INSTRUCTIONS FOR THE TASK »
Copy each line of the data below exactly, leaving out pictures.
++++ DATASET CONTENT
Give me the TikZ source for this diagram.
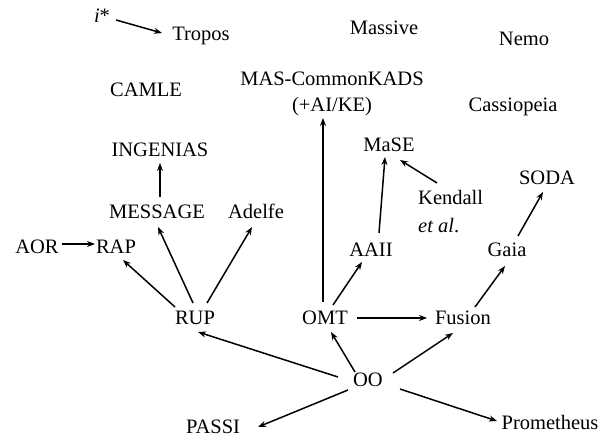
\documentclass[tikz,border=0pt]{standalone}
\usepackage{fontspec}
\setmainfont{Liberation Serif}
\usetikzlibrary{arrows.meta,calc}
\tikzset{
  lbl/.style={font=\fontsize{20.5}{26}\selectfont, inner sep=0pt},
  nd/.style={lbl, text height=14pt, text depth=0pt, inner sep=3pt},
  arr/.style={line width=1.5pt, -{Stealth[length=8pt,width=6pt]}},
}
\begin{document}
\begin{tikzpicture}[x=1pt,y=-1pt]
\path[use as bounding box] (0,0) rectangle (603,438);
% nodes
\node[nd] (istar) at (102,16) {\textit{i}*};
\node[nd] (tropos) at (201,34) {Tropos};
\node[nd] (massive) at (384,28) {Massive};
\node[nd] (nemo) at (524,39) {Nemo};
\node[nd] (camle) at (146,90) {CAMLE};
\node[lbl, align=center] (mas) at (332,94) {MAS-CommonKADS\\(+AI/KE)};
\node[nd] (cass) at (513,105) {Cassiopeia};
\node[nd] (ingenias) at (160,150) {INGENIAS};
\node[nd] (mase) at (389,145) {MaSE};
\node[nd] (message) at (157,212) {MESSAGE};
\node[nd] (adelfe) at (256,212) {Adelfe};
\node[lbl, align=left, anchor=north west] (kendall) at (418,190) {Kendall\\[2pt]\textit{et al}.};
\node[nd] (soda) at (547,178) {SODA};
\node[nd] (aor) at (37,247) {AOR};
\node[nd] (rap) at (116,247) {RAP};
\node[nd] (aaii) at (371,250) {AAII};
\node[nd] (gaia) at (507,250) {Gaia};
\node[nd] (rup) at (195,318) {RUP};
\node[nd] (omt) at (325,318) {OMT};
\node[nd] (fusion) at (463,318) {Fusion};
\node[nd] (oo) at (368,380) {OO};
\node[nd] (passi) at (213,427) {PASSI};
\node[nd] (prom) at (550,423) {Prometheus};
% connectors
\draw[arr] ($(istar)+(14,4)$) -- ($(tropos)+(-39,-1)$);
\draw[arr] ($(aor)+(25,-3)$) -- ($(rap)+(-21,-3)$);
\draw[arr] ($(message)+(3,-15)$) -- ($(ingenias)+(0,13)$);
\draw[arr] ($(rup)+(-20,-11)$) -- ($(rap)+(7,13)$);
\draw[arr] ($(rup)+(-2,-15)$) -- ($(message)+(1,15)$);
\draw[arr] ($(rup)+(12,-15)$) -- ($(adelfe)+(-4,15)$);
\draw[arr] ($(omt)+(-2,-16)$) -- ($(mas)+(-9,24)$);
\draw[arr] ($(omt)+(8,-13)$) -- ($(aaii)+(-9,12)$);
\draw[arr] ($(omt)+(32,0)$) -- ($(fusion)+(-36,0)$);
\draw[arr] ($(aaii)+(8,-17)$) -- ($(mase)+(-4,12)$);
\draw[arr] ($(kendall.north west)+(19,-7)$) -- ($(mase)+(11,15)$);
\draw[arr] ($(fusion)+(12,-11)$) -- ($(gaia)+(-2,16)$);
\draw[arr] ($(gaia)+(11,-14)$) -- ($(soda)+(-4,14)$);
\draw[arr] ($(oo)+(-30,-3)$) -- ($(rup)+(3,14)$);
\draw[arr] ($(oo)+(-13,-8)$) -- ($(omt)+(6,14)$);
\draw[arr] ($(oo)+(25,-7)$) -- ($(fusion)+(-10,15)$);
\draw[arr] ($(oo)+(-20,10)$) -- ($(passi)+(45,0)$);
\draw[arr] ($(oo)+(32,9)$) -- ($(prom)+(-53,-2)$);
\end{tikzpicture}
\end{document}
++++++++
WRITTEN SOLUTION »
Give me the TikZ source for this diagram.
\documentclass[tikz,border=0pt]{standalone}
\usepackage{fontspec}
\setmainfont{Liberation Serif}
\usetikzlibrary{arrows.meta,calc}
\tikzset{
  lbl/.style={font=\fontsize{20.5}{26}\selectfont, inner sep=0pt},
  nd/.style={lbl, text height=14pt, text depth=0pt, inner sep=3pt},
  arr/.style={line width=1.5pt, -{Stealth[length=8pt,width=6pt]}},
}
\begin{document}
\begin{tikzpicture}[x=1pt,y=-1pt]
\path[use as bounding box] (0,0) rectangle (603,438);
% nodes
\node[nd] (istar) at (102,16) {\textit{i}*};
\node[nd] (tropos) at (201,34) {Tropos};
\node[nd] (massive) at (384,28) {Massive};
\node[nd] (nemo) at (524,39) {Nemo};
\node[nd] (camle) at (146,90) {CAMLE};
\node[lbl, align=center] (mas) at (332,94) {MAS-CommonKADS\\(+AI/KE)};
\node[nd] (cass) at (513,105) {Cassiopeia};
\node[nd] (ingenias) at (160,150) {INGENIAS};
\node[nd] (mase) at (389,145) {MaSE};
\node[nd] (message) at (157,212) {MESSAGE};
\node[nd] (adelfe) at (256,212) {Adelfe};
\node[lbl, align=left, anchor=north west] (kendall) at (418,190) {Kendall\\[2pt]\textit{et al}.};
\node[nd] (soda) at (547,178) {SODA};
\node[nd] (aor) at (37,247) {AOR};
\node[nd] (rap) at (116,247) {RAP};
\node[nd] (aaii) at (371,250) {AAII};
\node[nd] (gaia) at (507,250) {Gaia};
\node[nd] (rup) at (195,318) {RUP};
\node[nd] (omt) at (325,318) {OMT};
\node[nd] (fusion) at (463,318) {Fusion};
\node[nd] (oo) at (368,380) {OO};
\node[nd] (passi) at (213,427) {PASSI};
\node[nd] (prom) at (550,423) {Prometheus};
% connectors
\draw[arr] ($(istar)+(14,4)$) -- ($(tropos)+(-39,-1)$);
\draw[arr] ($(aor)+(25,-3)$) -- ($(rap)+(-21,-3)$);
\draw[arr] ($(message)+(3,-15)$) -- ($(ingenias)+(0,13)$);
\draw[arr] ($(rup)+(-20,-11)$) -- ($(rap)+(7,13)$);
\draw[arr] ($(rup)+(-2,-15)$) -- ($(message)+(1,15)$);
\draw[arr] ($(rup)+(12,-15)$) -- ($(adelfe)+(-4,15)$);
\draw[arr] ($(omt)+(-2,-16)$) -- ($(mas)+(-9,24)$);
\draw[arr] ($(omt)+(8,-13)$) -- ($(aaii)+(-9,12)$);
\draw[arr] ($(omt)+(32,0)$) -- ($(fusion)+(-36,0)$);
\draw[arr] ($(aaii)+(8,-17)$) -- ($(mase)+(-4,12)$);
\draw[arr] ($(kendall.north west)+(19,-7)$) -- ($(mase)+(11,15)$);
\draw[arr] ($(fusion)+(12,-11)$) -- ($(gaia)+(-2,16)$);
\draw[arr] ($(gaia)+(11,-14)$) -- ($(soda)+(-4,14)$);
\draw[arr] ($(oo)+(-30,-3)$) -- ($(rup)+(3,14)$);
\draw[arr] ($(oo)+(-13,-8)$) -- ($(omt)+(6,14)$);
\draw[arr] ($(oo)+(25,-7)$) -- ($(fusion)+(-10,15)$);
\draw[arr] ($(oo)+(-20,10)$) -- ($(passi)+(45,0)$);
\draw[arr] ($(oo)+(32,9)$) -- ($(prom)+(-53,-2)$);
\end{tikzpicture}
\end{document}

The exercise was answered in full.